Horizon seems to have a pretty bad reputation as far as organics go. They, iirc, are owned by Dean foods - the same company that bought-out Alta Dena dairy. Here is an article from last year that might give a little info. This one is more about Alta Dena, but give a basic picture of Dean Foods.

The following quote is from WAPF.

Quote:

Unfortunately, ultra-pasteurized organic milk has taken over the organic milk market. Ultra-pasteurization of organic milk is a big step in the wrong direction. In essence, it represents two incompatible forces at work.
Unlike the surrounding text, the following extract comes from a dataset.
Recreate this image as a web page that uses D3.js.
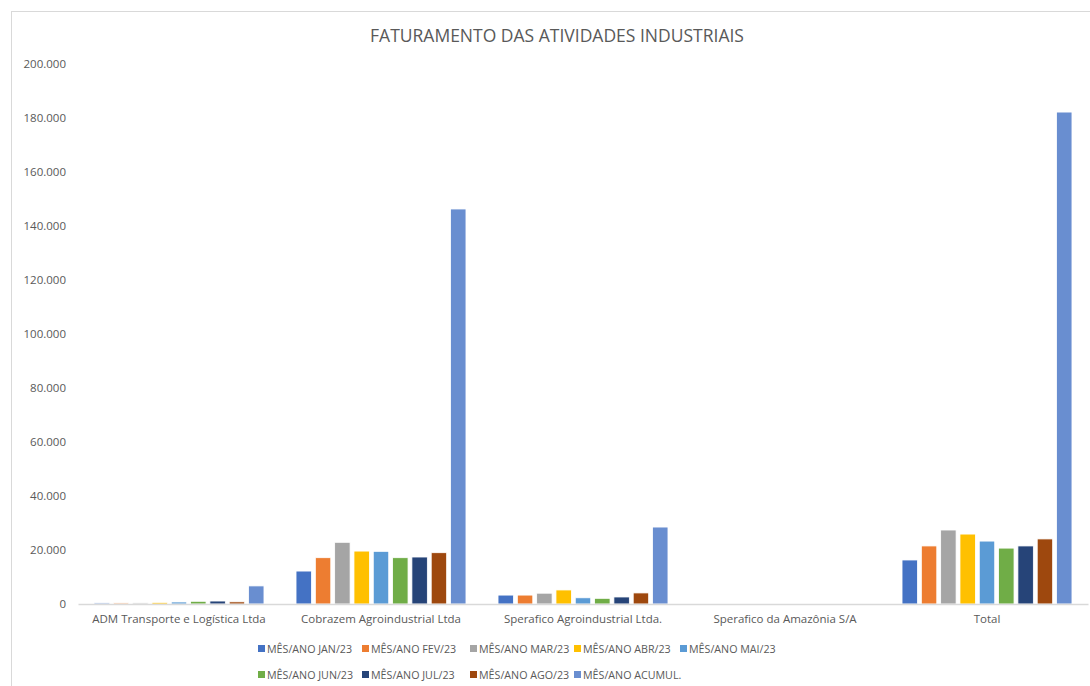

First, a farmer goes to the effort to make a better, more natural product, and then, the process of ultra-pasteurization reduces that product to a virtually sterile, essentially worthless liquid.
And this quote from a different WAPF article.

Quote:

When packaged in aseptic containers, UHT milk remains stable at room temperature for up to six months. Its extended shelf life with refrigeration in standard packaging, such as plastic bottles, is up to 50 days--enough time for it to be shipped across country, or internationally, and sold to customers far from the milk's origin.


----------



## knowerofnada (Dec 4, 2006)

Oh my gosh. I am so glad to find out this information. Thank you. I always did wonder why their shelf expiration date was so long.

What, in everyone's opinion, are some of the most superior brands of organic milk? We do have a Whole Foods here. This is very important to me! Thanks!


----------



## guestmama9916 (Jun 24, 2006)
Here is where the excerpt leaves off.